:: Problem details ::
Copy all the material below, exactly as it stands.

:: Supplied information ::
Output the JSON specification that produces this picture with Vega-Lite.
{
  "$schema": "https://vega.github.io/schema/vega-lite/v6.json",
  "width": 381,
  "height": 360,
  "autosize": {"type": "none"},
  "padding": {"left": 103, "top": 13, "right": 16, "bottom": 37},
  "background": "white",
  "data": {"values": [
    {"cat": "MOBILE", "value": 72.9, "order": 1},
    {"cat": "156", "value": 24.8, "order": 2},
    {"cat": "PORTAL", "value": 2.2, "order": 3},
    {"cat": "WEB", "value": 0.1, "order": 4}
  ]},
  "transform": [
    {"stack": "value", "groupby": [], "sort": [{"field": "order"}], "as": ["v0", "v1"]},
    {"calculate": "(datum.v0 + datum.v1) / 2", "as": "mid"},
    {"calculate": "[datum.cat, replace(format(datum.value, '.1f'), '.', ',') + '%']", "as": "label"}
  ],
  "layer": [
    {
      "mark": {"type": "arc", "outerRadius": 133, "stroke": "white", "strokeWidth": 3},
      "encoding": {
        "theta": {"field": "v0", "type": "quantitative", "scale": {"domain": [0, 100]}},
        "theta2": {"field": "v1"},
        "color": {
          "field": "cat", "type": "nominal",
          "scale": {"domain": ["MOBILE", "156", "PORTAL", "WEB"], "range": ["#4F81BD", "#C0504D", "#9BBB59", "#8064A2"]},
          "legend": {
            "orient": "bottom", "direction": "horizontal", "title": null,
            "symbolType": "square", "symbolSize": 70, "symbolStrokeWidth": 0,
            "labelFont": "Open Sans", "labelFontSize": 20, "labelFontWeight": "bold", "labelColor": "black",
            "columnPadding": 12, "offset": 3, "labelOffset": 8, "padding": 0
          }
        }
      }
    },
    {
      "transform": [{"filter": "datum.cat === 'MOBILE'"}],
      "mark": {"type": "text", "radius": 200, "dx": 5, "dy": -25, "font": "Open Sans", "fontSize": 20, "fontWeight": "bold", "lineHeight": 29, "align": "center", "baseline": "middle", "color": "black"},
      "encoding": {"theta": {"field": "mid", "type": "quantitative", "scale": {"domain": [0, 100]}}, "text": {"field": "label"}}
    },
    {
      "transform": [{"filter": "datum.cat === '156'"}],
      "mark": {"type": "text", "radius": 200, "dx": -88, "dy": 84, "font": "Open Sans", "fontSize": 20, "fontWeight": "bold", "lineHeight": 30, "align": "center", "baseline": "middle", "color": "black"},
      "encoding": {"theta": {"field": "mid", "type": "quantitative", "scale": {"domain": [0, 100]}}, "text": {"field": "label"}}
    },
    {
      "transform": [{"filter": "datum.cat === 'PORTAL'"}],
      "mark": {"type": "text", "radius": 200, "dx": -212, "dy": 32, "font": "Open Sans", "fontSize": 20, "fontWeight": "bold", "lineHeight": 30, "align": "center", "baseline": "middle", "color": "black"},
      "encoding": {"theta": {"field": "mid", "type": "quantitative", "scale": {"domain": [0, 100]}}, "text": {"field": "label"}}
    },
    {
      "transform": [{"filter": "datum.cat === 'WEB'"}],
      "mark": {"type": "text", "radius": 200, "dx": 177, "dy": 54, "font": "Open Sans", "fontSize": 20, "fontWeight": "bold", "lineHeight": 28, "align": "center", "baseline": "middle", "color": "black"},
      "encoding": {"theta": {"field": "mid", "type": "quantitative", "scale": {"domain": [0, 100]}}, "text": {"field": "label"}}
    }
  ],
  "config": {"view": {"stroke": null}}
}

:: Solution to this problem ::
Output the JSON specification that produces this picture with Vega-Lite.
{
  "$schema": "https://vega.github.io/schema/vega-lite/v6.json",
  "width": 381,
  "height": 360,
  "autosize": {"type": "none"},
  "padding": {"left": 103, "top": 13, "right": 16, "bottom": 37},
  "background": "white",
  "data": {"values": [
    {"cat": "MOBILE", "value": 72.9, "order": 1},
    {"cat": "156", "value": 24.8, "order": 2},
    {"cat": "PORTAL", "value": 2.2, "order": 3},
    {"cat": "WEB", "value": 0.1, "order": 4}
  ]},
  "transform": [
    {"stack": "value", "groupby": [], "sort": [{"field": "order"}], "as": ["v0", "v1"]},
    {"calculate": "(datum.v0 + datum.v1) / 2", "as": "mid"},
    {"calculate": "[datum.cat, replace(format(datum.value, '.1f'), '.', ',') + '%']", "as": "label"}
  ],
  "layer": [
    {
      "mark": {"type": "arc", "outerRadius": 133, "stroke": "white", "strokeWidth": 3},
      "encoding": {
        "theta": {"field": "v0", "type": "quantitative", "scale": {"domain": [0, 100]}},
        "theta2": {"field": "v1"},
        "color": {
          "field": "cat", "type": "nominal",
          "scale": {"domain": ["MOBILE", "156", "PORTAL", "WEB"], "range": ["#4F81BD", "#C0504D", "#9BBB59", "#8064A2"]},
          "legend": {
            "orient": "bottom", "direction": "horizontal", "title": null,
            "symbolType": "square", "symbolSize": 70, "symbolStrokeWidth": 0,
            "labelFont": "Open Sans", "labelFontSize": 20, "labelFontWeight": "bold", "labelColor": "black",
            "columnPadding": 12, "offset": 3, "labelOffset": 8, "padding": 0
          }
        }
      }
    },
    {
      "transform": [{"filter": "datum.cat === 'MOBILE'"}],
      "mark": {"type": "text", "radius": 200, "dx": 5, "dy": -25, "font": "Open Sans", "fontSize": 20, "fontWeight": "bold", "lineHeight": 29, "align": "center", "baseline": "middle", "color": "black"},
      "encoding": {"theta": {"field": "mid", "type": "quantitative", "scale": {"domain": [0, 100]}}, "text": {"field": "label"}}
    },
    {
      "transform": [{"filter": "datum.cat === '156'"}],
      "mark": {"type": "text", "radius": 200, "dx": -88, "dy": 84, "font": "Open Sans", "fontSize": 20, "fontWeight": "bold", "lineHeight": 30, "align": "center", "baseline": "middle", "color": "black"},
      "encoding": {"theta": {"field": "mid", "type": "quantitative", "scale": {"domain": [0, 100]}}, "text": {"field": "label"}}
    },
    {
      "transform": [{"filter": "datum.cat === 'PORTAL'"}],
      "mark": {"type": "text", "radius": 200, "dx": -212, "dy": 32, "font": "Open Sans", "fontSize": 20, "fontWeight": "bold", "lineHeight": 30, "align": "center", "baseline": "middle", "color": "black"},
      "encoding": {"theta": {"field": "mid", "type": "quantitative", "scale": {"domain": [0, 100]}}, "text": {"field": "label"}}
    },
    {
      "transform": [{"filter": "datum.cat === 'WEB'"}],
      "mark": {"type": "text", "radius": 200, "dx": 177, "dy": 54, "font": "Open Sans", "fontSize": 20, "fontWeight": "bold", "lineHeight": 28, "align": "center", "baseline": "middle", "color": "black"},
      "encoding": {"theta": {"field": "mid", "type": "quantitative", "scale": {"domain": [0, 100]}}, "text": {"field": "label"}}
    }
  ],
  "config": {"view": {"stroke": null}}
}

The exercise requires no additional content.